Geschichte
Von Jürgen Roth
Zwanzig Leute verloren sich im Otto-Kuhr-Saal in der Mission Eine Welt. Den Ort beherrscht der »Sozialkonzern« (Selbstbezeichnung) Diakoneo, der größte Süddeutschlands. Der Vorstandschef, ein Herr Hartmann, ist im Januar »aus persönlichen Gründen« aus dem Amt geschieden, mit einer, wähnen wir, schinkendicken Abfindung.
Hundertdreiunddreißig Mitglieder zählt der 1991 gegründete Heimat- und Geschichtsverein. Meine Mutter war viele Jahre eine der Rechnungsprüferinnen. Zu ehrenamtlichem Engagement sind nur mehr die Alten bereit; der Jüngste im Raum, der Schriftführer, dürfte Anfang sechzig sein.
Der Vorsitzende V., ein besonnener Mann, hält den Einleitungsvortrag, als lese er einen Schulaufsatz vor. Er präsentiert das Programm für 2025, das im wesentlichen die Punkte Kaffeetafeln, Ostereifest, Kirchweihumzug, Spaziergänge, Martinsgansessen und Glühweintrinken umfasst. Zudem sei die Sonderausstellung »Handel und Wandel in Dettelsau« geplant. Und eine Erfolgsmeldung hat er in petto: »Am Weihnachtsmarkt war auch die größere Menge Schweinswürste bald ausverkauft.«
»Sonst ham wir nix geplant«, schließt er und lacht leise, vielleicht über die Sinnlosigkeit des Abends. Apathisch hören die Rentner um mich herum zu, die Kassiererin kämpft mit Excel-Tabellen, der Leiter des Löhe-Zeit-Museums, in das sich im Jahr siebenhundert Menschen verirren, klagt über Heizkosten, die nicht mehr zu schultern seien, über Schimmel und eine teileingestürzte Decke wegen einer Raumtemperatur von zwölf Grad und der Feuchtigkeit.
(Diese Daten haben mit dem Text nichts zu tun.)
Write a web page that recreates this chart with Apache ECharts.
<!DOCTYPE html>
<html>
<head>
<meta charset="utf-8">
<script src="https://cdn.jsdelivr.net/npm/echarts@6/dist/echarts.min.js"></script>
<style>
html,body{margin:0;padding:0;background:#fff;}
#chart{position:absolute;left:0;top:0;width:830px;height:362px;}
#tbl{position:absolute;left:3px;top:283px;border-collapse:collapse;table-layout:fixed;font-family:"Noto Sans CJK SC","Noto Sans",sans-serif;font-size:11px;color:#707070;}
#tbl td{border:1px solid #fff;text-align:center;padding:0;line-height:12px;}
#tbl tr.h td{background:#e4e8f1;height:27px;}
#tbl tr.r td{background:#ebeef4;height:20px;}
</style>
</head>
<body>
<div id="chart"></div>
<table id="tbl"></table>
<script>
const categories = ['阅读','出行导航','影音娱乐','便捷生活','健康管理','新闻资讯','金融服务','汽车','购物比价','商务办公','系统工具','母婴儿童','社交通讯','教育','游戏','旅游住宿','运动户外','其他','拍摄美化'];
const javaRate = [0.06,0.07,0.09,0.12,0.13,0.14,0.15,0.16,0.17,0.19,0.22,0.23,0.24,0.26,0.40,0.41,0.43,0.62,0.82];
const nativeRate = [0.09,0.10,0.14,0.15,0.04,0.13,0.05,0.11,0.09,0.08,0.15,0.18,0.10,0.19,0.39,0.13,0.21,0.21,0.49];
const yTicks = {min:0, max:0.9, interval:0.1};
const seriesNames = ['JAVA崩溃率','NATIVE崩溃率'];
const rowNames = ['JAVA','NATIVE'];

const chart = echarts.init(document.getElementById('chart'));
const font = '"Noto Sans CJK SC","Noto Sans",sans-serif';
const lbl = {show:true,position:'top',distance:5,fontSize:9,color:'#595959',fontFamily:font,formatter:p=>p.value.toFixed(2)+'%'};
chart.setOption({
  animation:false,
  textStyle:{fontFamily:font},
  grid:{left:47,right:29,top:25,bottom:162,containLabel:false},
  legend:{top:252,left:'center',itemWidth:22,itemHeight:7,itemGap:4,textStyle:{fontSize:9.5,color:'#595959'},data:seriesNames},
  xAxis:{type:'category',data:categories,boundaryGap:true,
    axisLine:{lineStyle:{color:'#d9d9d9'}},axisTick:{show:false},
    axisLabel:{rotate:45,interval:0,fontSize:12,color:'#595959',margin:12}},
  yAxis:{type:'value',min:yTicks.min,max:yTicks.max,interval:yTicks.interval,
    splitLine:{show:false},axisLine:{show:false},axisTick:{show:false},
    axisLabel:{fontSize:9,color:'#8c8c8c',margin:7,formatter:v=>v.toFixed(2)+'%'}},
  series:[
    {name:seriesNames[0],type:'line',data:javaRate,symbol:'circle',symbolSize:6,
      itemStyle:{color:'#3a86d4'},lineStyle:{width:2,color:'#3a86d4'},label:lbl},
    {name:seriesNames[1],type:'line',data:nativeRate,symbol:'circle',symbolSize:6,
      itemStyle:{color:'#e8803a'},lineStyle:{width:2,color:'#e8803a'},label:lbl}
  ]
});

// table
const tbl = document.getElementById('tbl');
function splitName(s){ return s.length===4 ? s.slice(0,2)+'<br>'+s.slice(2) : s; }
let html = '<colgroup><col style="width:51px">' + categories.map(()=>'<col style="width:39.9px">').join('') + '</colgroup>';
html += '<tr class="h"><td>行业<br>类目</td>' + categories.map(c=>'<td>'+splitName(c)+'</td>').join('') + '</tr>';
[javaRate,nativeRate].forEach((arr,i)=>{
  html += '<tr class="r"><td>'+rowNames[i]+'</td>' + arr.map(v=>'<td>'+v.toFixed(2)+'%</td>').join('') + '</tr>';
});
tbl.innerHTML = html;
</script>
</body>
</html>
Es ist rührend – und zutiefst betrüblich. Hätte man nicht schon Depressionen, man bekäme sie hier. Die letzten, die noch etwas anderes tun oder zu tun vermögen, als sich bloß irgendwie durchzuwurschteln, sind gegenüber einer Gegenwart, deren Signum die politisch gewollte Geschichtsvergessenheit, die totale Blödheit aller ist, hoffnungslos im Hintertreffen. Sie richten nichts mehr aus, können nichts mehr anregen. Das Vereinswesen stirbt aus, die Stammtische verschwinden, das Interesse an irgend etwas außerhalb seiner selbst und das Denken siechen dahin. Den Rest erledigen die Verbrecher, die die Welt in einen Profiterzeugungsmoloch verwandeln.
Die vier letzten Jahre seines Lebens verbrachte mein geliebter Großvater im Eichhorn-Haus, das Teil der Diakonie ist (so hieß der Schweineladen Diakoneo bis 2019). Damals, in den Achtzigern, gab es keine Pflegestufen, alle wurden gleich behandelt. Der grenzenlos empathische Pfleger Gerhard kümmerte sich um den Gerch, und seine Zimmernachbarin Johanna lag jede Nacht wach, um zu lauschen, ob es ihm gutgehe.
Irgendwann wandelte man das Heim in der Wilhelm-Löhe-Straße 23 ins Zentralarchiv der Diakoneo um. Drei Bibliotheken hatten in ihm Platz, vierzigtausend Bücher, Urkunden, Dokumentationen.
Bevor er das Weite suchte, ließ der Herr Hartmann, dieser Lump, noch kurzerhand, in einer Nacht-und-Nebel-Aktion, das Haus vollständig ausräumen und all die Schätze in Container kloppen. Freunde von uns bekamen das zufällig mit und retteten einige wenige Bände, Archivalien, Zeugnisse einer Vergangenheit, die bis in die Mitte des 19. Jahrhunderts zurückreicht.
Sie hätten sich, hätte man sie dabei erwischt, wie sie verzweifelt und wütend in den Papierbergen wühlten, strafbar gemacht. Nicht strafbar gemacht hat sich der Sozialkonzern Diakoneo mit seiner barbarischen Tat, mit der Vernichtung des »bedeutenden Fundus zur Diakonie- und Sozialgeschichte in Deutschland« (diakoneo.de).
Ich wollte das am Schluss der Mitgliederversammlung zur Sprache bringen, hielt aber nicht durch und schlich mich. Hätte eh nix genützt.
Draußen war es so still, wie es nur still sein kann.